05
de julho de
2004
Assim
como ocorre em Cazuza, o tempo não pára (2004),
de Sandra Werneck e Walter Carvalho, o documentário Pelé eterno (2004), dirigido por Aníbal Massaini Neto, produtor de
alguns filmes de Walter Hugo Khouri, sobrevive durante seu espaço
de projeção graças ao brilho de sua personagem
central. O interesse do espectador vai depender exclusivamente
de sua afinidade com o tema proposto: a revolução
musical e sexual brasileira dos anos 70 na realização
de Sandra e Walter, a trajetória de um futebolista excepcional
na película de Massaini. Para quem se interessa pelos
assuntos, tanto Cazuza quanto Pelé foram ícones
de várias gerações; para muita gente é impossível
ouvir falar deles sem se emocionar, e é com este trunfo
que tais filmes contam.
Para
as gerações de hoje, Pelé é uma
lenda mítica, talvez uma irrealidade. Mas um documentário
como Pelé eterno serve para lembrar que tudo aquilo de
fato aconteceu; nossa memória evoca certas coisas que
parecem nebulosa poética de tão mágica,
porém, como observa o santista Rubens Ewald Filho, as
coisas se passaram mesmo assim, pois ele, Ewald, estava lá e
foi testemunha. Pelé eterno reforça o testemunho
do crítico de cinema apaixonado por futebol.
De
minha parte, a Copa do Mundo de Futebol de 1970 foi o Pelé mais
concreto a que pude assistir, num obscuro bar do interior gaúcho
que me oferecia as primeiras imagens televisivas ao vivo do esporte
bretão.

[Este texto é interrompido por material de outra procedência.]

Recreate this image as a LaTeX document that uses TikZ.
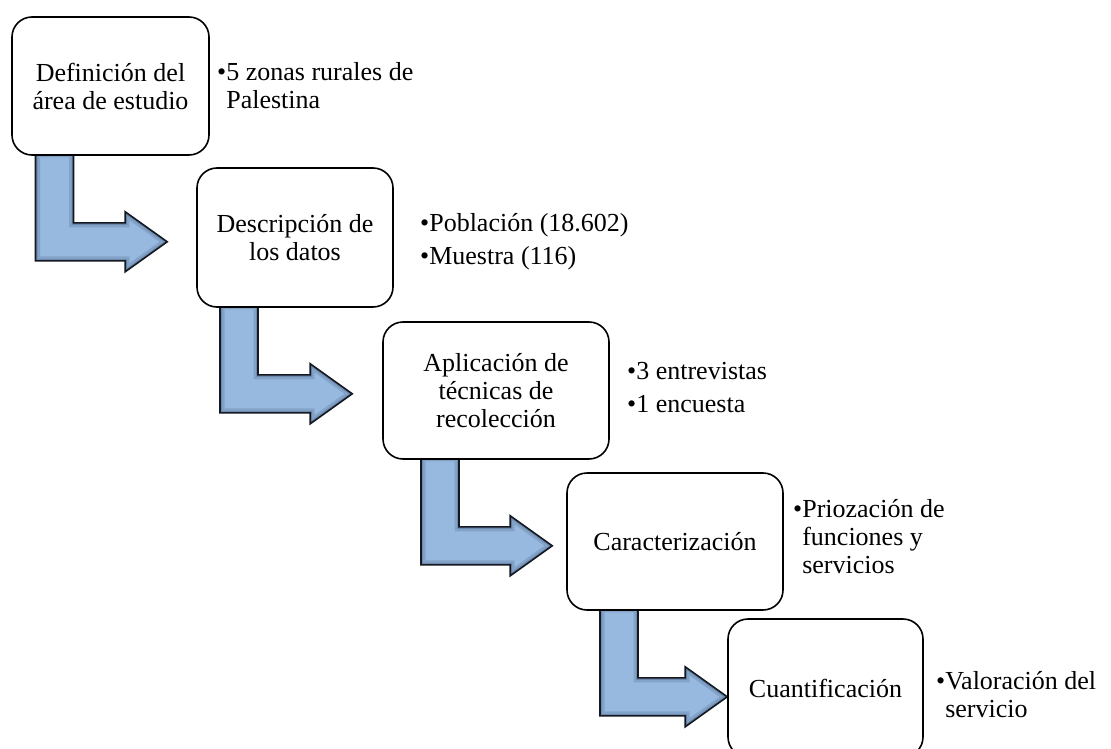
\documentclass[tikz,border=0pt]{standalone}
\usepackage{fontspec}
\setmainfont{Liberation Serif}
\usepackage{tikz}
\usetikzlibrary{calc,backgrounds}

\definecolor{arrowblue}{RGB}{152,185,223}
\definecolor{arrowrim}{RGB}{70,95,130}
\definecolor{arrowdark}{RGB}{20,24,32}

% outline of a bent block arrow, from coordinate (s) down and right to tip (t)
\newcommand{\arrowpath}{($(s)+(-75,-3)$) -- ($(s)+(-37,-3)$) -- ($(s)+(-37,67)$)
    -- ($(s-|t)+(-42,67)$) -- ($(s-|t)+(-42,56)$) -- ($(s-|t)+(0,86)$)
    -- ($(s-|t)+(-42,116)$) -- ($(s-|t)+(-42,105)$) -- ($(s)+(-75,105)$) -- cycle}
\newcommand{\bentarrow}[3]{%
  \coordinate (s) at (#1.south);
  \coordinate (t) at ($(#2.west)+(-#3,0)$);
  \begin{scope}
    \clip \arrowpath;
    \fill[arrowblue] \arrowpath;
    \draw[arrowrim, line width=9pt, opacity=.25] \arrowpath;
    \draw[arrowrim, line width=4pt, opacity=.35] \arrowpath;
  \end{scope}
  \draw[bent] \arrowpath;}
\newcommand{\itm}{\textbullet}
\newcommand{\hng}{\hphantom{\textbullet}}

\begin{document}
\begin{tikzpicture}[x=1pt, y=-1pt,
    txt/.style={font=\fontsize{26}{28}\selectfont},
    bent/.style={draw=arrowdark, line width=1.6pt}]
\clip (0,0) rectangle (1111,749);
\begin{scope}[every node/.style={txt, draw, line width=1.6pt, rounded corners=20pt, fill=white, align=center, inner sep=0pt}]
    \node[minimum width=197, minimum height=138] (definicion) at (110.5,86) {Definición del\\área de estudio};
    \node[minimum width=196, minimum height=139] (descripcion) at (295,237.5) {Descripción de\\los datos};
    \node[minimum width=226, minimum height=137] (aplicacion) at (496,390.5) {Aplicación de\\técnicas de\\recolección};
    \node[minimum width=216, minimum height=137] (caracterizacion) at (675,541.5) {Caracterización};
    \node[minimum width=195, minimum height=138] (cuantificacion) at (825.5,688) {Cuantificación};
\end{scope}
\begin{scope}[every node/.style={txt, anchor=west, align=left, inner sep=0pt}]
    \node (l1) at (217,86) {\itm 5 zonas rurales de\\\hng Palestina};
    \node (l2) at (420,242) {\itm Población (18.602)\\[5pt]\itm Muestra (116)};
    \node (l3) at (627,388) {\itm 3 entrevistas\\[5pt]\itm 1 encuesta};
    \node (l4) at (793,537) {\itm Priozación de\\\hng funciones y\\\hng servicios};
    \node (l5) at (936,695) {\itm Valoración del\\\hng servicio};
\end{scope}
\begin{scope}[on background layer]
    \bentarrow{definicion}{descripcion}{29}
    \bentarrow{descripcion}{aplicacion}{30}
    \bentarrow{aplicacion}{caracterizacion}{14}
    \bentarrow{caracterizacion}{cuantificacion}{0}
\end{scope}
\end{tikzpicture}
\end{document}
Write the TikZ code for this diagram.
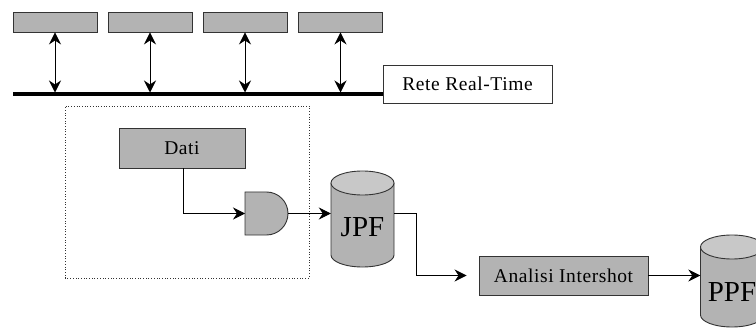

Ao ver (ou rever) o milésimo gol de Pelé em
que a vítima foi o vilão Andrada, goleiro vascaíno,
revoquei comigo as narrativas radiofônicas que, então
menino, ouvi do Maracanã. Um dos gols de Pelé próximo
do mil foi em Porto Alegre, num jogo contra o Grêmio; senti
inveja dum colega de aula, mais abonado financeiramente, que
naquele fim dos anos 60 se deslocou para a capital para ver Pelé jogar.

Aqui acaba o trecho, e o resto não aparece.